LAS VEGAS: O.J. Simpson, the former football star who was
acquitted of murdering his ex-wife, was under investigation
Friday in what the police said might have been an armed robbery
of sports memorabilia from a room at the Palace Station Hotel-Casino
here.
Mr. Simpson denied that any crime had taken place. Instead,
he told The Associated Press, he and some people he had met
at a cocktail party staged a "sting operation" on Thursday night
intended to retrieve memorabilia, including Mr. Simpson's Hall
of Fame certificate, from a dealer he said had stolen it.
Capt. James Dillon of the Las Vegas Metropolitan Police Department
said that Mr. Simpson, 60, was cooperating with investigators
and that charges, if any, would not come until at least Monday,
after the Clark County district attorney's office reviewed the
case. The investigation "is in its infancy," Captain Dillon
said.
Captain Dillon would not describe the items involved other
than to characterize them as "sports-related products." Some,
he said, were in police custody.
The dealer, Alfred Beardsley of Glendale, Calif., told detectives
that Mr. Simpson and four other men, including two with guns,
entered his room at the Palace Station around 8 p.m. Thursday
and left with a trove of memorabilia including photographs and
books signed by Mr. Simpson, lithographs of the San Francisco
49ers quarterback Joe Montana and Mr. Beardsley's cellphone.
"I couldn't believe it," Mr. Beardsley told TMZ.com. "For
him to come and do this sort of thing, I don't know what's wrong
with O.J."
Mr. Simpson gave a different account. He told The Associated
Press that he and his acquaintances from the cocktail party
went to Mr. Beardsley's room pretending to be interested in
buying the suit Mr. Simpson wore in court in 1995 when he was
acquitted of the murders of his ex-wife Nicole Brown Simpson
and her friend Ronald Goldman. The group left with Mr. Simpson's
Hall of Fame certificate and a photo of J. Edgar Hoover, former
Federal Bureau of Investigation director, among other items,
Mr. Simpson said.
"Everybody knows this is stolen stuff," Mr. Simpson was quoted
as saying. "Not only wasn't there a break-in, but Riccio came
to the lobby and escorted us up to the room." (The reference
was to Tom Riccio, an auction house owner.)
"In any event," Mr.

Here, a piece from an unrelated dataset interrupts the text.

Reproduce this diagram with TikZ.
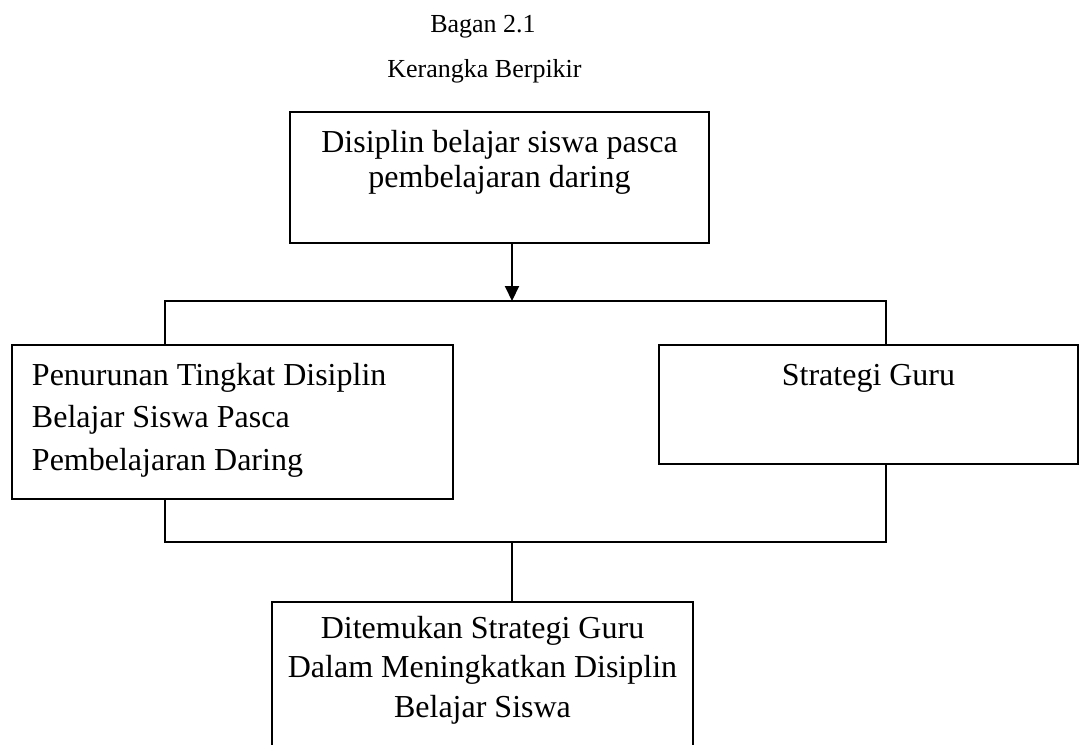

Simpson was quoted as saying, "it's stolen
stuff that's mine. Nobody was roughed up."
Mr. Simpson said he had traveled to Las Vegas because Mr.
Riccio had told him that collectors were selling memorabilia
belonging to him.
No travel restrictions had been placed on Mr. Simpson, who
two weeks ago told a judge in Miami that he could not be present
for a court deposition scheduled for Friday because he had to
attend a wedding in Las Vegas. The judge postponed the deposition.
A lawyer for Mr. Goldman's family, David J. Cook, vowed to
go to court early next week in Los Angeles to seize whatever
property from the investigation that may belong to Mr. Simpson.
In a civil trial in 1997, Mr. Simpson was found liable for the
deaths of Ms. Brown and Mr. Goldman and was ordered to pay $38
million to the Goldmans and $24 million to the Brown family.
To date, Mr. Cook said, the Goldmans have received less than
$10,000.
"If it's O.J.'s property, it's ours," Mr. Cook said. "If it's
Beardsley's property, then it's his. It either goes back to
Beardsley or it goes to L.A. County sheriff to sell to pay down
his judgment. Either way, O.J. Simpson is going to walk out
empty-handed."
Captain Dillon said Friday that he was "not confident" that
Mr. Simpson would remain in Las Vegas throughout the investigation.
He said Mr. Simpson had expressed "no hesitation on his part
to cooperate."
The episode came the same day as the release of "If I Did
It," a book Mr. Simpson collaborated on with a ghostwriter that
he said was a fictional account of how he might have executed
the murders for which he was acquitted. The book, originally
to be published by HarperCollins last year before an outcry
prompted the company to cancel it, was repackaged by the family
of Mr. Goldman to make money to pay down the civil judgment.
The publicity, Mr. Cook said, is sure to improve book sales.